Born from the brand token system experiment (Feb 2026, predates experiments dimension): the insight that visualization quality is reproducible when you externalize design decisions into tokens and validate mechanically. The 1800-line plan emerged from iterating on the 36 scripts until all 108 checks passed: the spec is a distillation of what worked, not a theoretical document.

Key milestones:

  • 36 scripts across 9 families: each script is self-contained, tested, and brand-aware
  • 108-check validation pipeline: automated quality gate that catches the most common visualization failures (missing labels, colorblind-unsafe palettes, poor aspect ratios, overplotting)
  • 4 brand templates: production-tested token sets that map to real publication contexts
  • MCP deployment: server on Railway exposes the full pipeline programmatically

Usage Notes

  • Start with list_chart_families to select the right family for your data shape
  • Always specify a brand template: the default (Slate) is safe but generic
  • The quality target should be EXCELLENT (8-10) for anything going into a report or publication
  • Distribution family (dst_) has the most scripts (7) because distributions are the most common visualization need and the most commonly botched
  • Survival family (sur_) has only 2 scripts but they are the most complex (KM+risk table is ~200 lines)
  • The validation pipeline catches issues that look fine on screen but fail in print (DPI, font embedding, color contrast)
  • Geospatial scripts require additional system dependencies (GDAL/PROJ): check geo_ prerequisites before running

Quality Checks

  1. Chart renders without ggplot errors.
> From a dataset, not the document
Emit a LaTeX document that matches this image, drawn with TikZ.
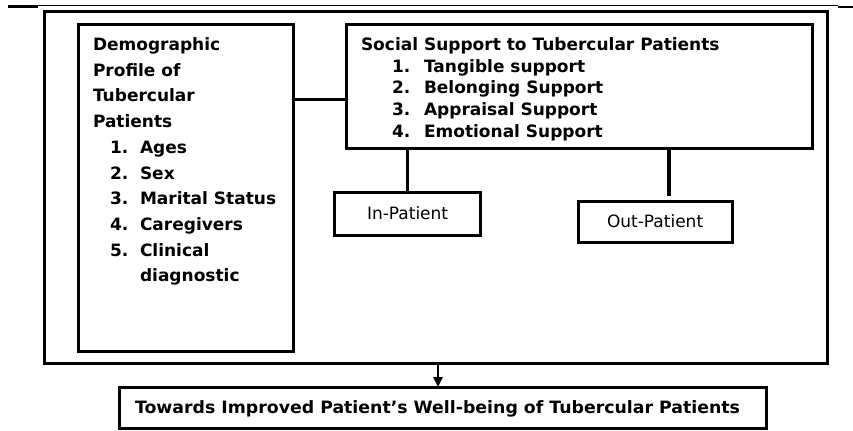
\documentclass[tikz,border=0pt]{standalone}
\usepackage{fontspec}
\usepackage{graphicx}
\setmainfont{DejaVu Sans}
\usetikzlibrary{calc,arrows.meta}
\tikzset{
  box/.style={draw=black, line width=3bp, rectangle, inner sep=0pt, outer sep=0pt, anchor=north west},
  conn/.style={draw=black, line width=3bp},
  txt/.style={anchor=base west, inner sep=0pt, outer sep=0pt, font=\fontsize{17bp}{20bp}\selectfont\bfseries},
  rtxt/.style={anchor=base west, inner sep=0pt, outer sep=0pt, font=\fontsize{17bp}{20bp}\selectfont},
  rule/.style={draw=black, line width=1.3bp}
}
\begin{document}
\begin{tikzpicture}[x=1bp,y=-1bp]
\useasboundingbox (0,0) rectangle (853,430);
% top rule
\draw[rule] (8,5.5) -- (838,5.5);
\draw[rule] (8,7) -- (38,7);
\draw[rule] (838,7) -- (853,7);
% boxes
\node[box, minimum width=783bp, minimum height=352bp] (outer) at (44,11) {};
\node[box, minimum width=215bp, minimum height=327bp] (demo) at (78,24) {};
\node[box, minimum width=466bp, minimum height=124bp] (social) at (346,24) {};
\node[box, minimum width=146bp, minimum height=43bp] (inp) at (334,192) {};
\node[box, minimum width=154bp, minimum height=41bp] (outp) at (578,201) {};
\node[box, minimum width=647bp, minimum height=41bp] (final) at (119,387) {};
% left box texts
\node[txt] (d1) at (93,50.5) {Demographic};
\node[txt] (d2) at (93,76.2) {Profile of};
\node[txt] (d3) at (93,101.9) {Tubercular};
\node[txt] (d4) at (93,127.6) {Patients};
\node[txt] (n1) at (110,153.3) {1.};
\node[txt] (i1) at (140,153.3) {Ages};
\node[txt] (n2) at (110,179) {2.};
\node[txt] (i2) at (140,179) {Sex};
\node[txt] (n3) at (110,204.7) {3.};
\node[txt] (i3) at (140,204.7) {Marital Status};
\node[txt] (n4) at (110,230.4) {4.};
\node[txt] (i4) at (140,230.4) {Caregivers};
\node[txt] (n5) at (110,256.1) {5.};
\node[txt] (i5) at (140,256.1) {Clinical};
\node[txt] (i5b) at (140,281.8) {diagnostic};
% social texts
\node[txt] (s0) at (361,50.5) {Social Support to Tubercular Patients};
\node[txt] (m1) at (392,72.2) {1.};
\node[txt] (s1) at (424,72.2) {Tangible support};
\node[txt] (m2) at (392,93.9) {2.};
\node[txt] (s2) at (424,93.9) {Belonging Support};
\node[txt] (m3) at (392,115.6) {3.};
\node[txt] (s3) at (424,115.6) {Appraisal Support};
\node[txt] (m4) at (392,137.3) {4.};
\node[txt] (s4) at (424,137.3) {Emotional Support};
% patient texts
\node[rtxt] (tin) at (367,219) {In-Patient};
\node[rtxt] (tout) at (607,227.7) {Out-Patient};
% final text
\node[txt] (tfin) at (135,413) {\resizebox{605bp}{\height}{Towards Improved Patient’s Well-being of Tubercular Patients}};
% connectors
\coordinate (j) at ($(social.north west)!0.61!(social.south west)$);
\draw[conn, line width=3.5bp] (demo.east |- j) -- (j);
\draw[conn] (inp.north) -- (inp.north |- social.south);
\coordinate (oc) at ($(outp.north)+(14,0)$);
\draw[conn, line width=4bp] (oc |- social.south) -- ($(oc)+(0,-5)$);
\coordinate (ar) at ($(final.north)+(-4.5,0)$);
\draw[line width=2.5bp, -{Triangle[length=10bp,width=9bp]}] (ar |- outer.south) -- (ar);
\end{tikzpicture}
\end{document}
Rscript <chart>.R 2>&1 | grep -c 'Error\|Warning' returns 0.
  2. Export DPI correct. Print: 300 DPI. Web: 144 DPI. Verify with exiftool <chart>.png | grep -i dpi.
  3. Fonts embed in PDF export. pdffonts <chart>.pdf shows no Type 3 fonts (= rasterized); all fonts embedded.
  4. Family code matches spec. DST (distribution), COR (correlation), TS (time-series), CMP (comparison), COM (composition). Per [topics/visual-output-routing](/topics/visual-output-routing).
  5. No overplotting. For scatter plots with n>100, alpha-blending or jittering present. Verify visually or via density-overlay check.
  6. Axes labeled, title + caption present. Every chart has ggtitle, labs(x=, y=), and a source-note caption.

Visual Enrichment

MediumTypeDescription
RSTA forest plot108-check pass rates by family
FigmaFlowchartPipeline: data -> family -> script -> brand -> validation

Self-Improvement Cross-Reference

This skill is the R-side implementation of the routing described in topics/visual-output-routing. It is both a tool and a product of Pattern 4 (Compiler Wiki): the quality validator is a lint cycle. For the master reference on all 6 self-improvement patterns, see skills/self-improving-agent-patterns.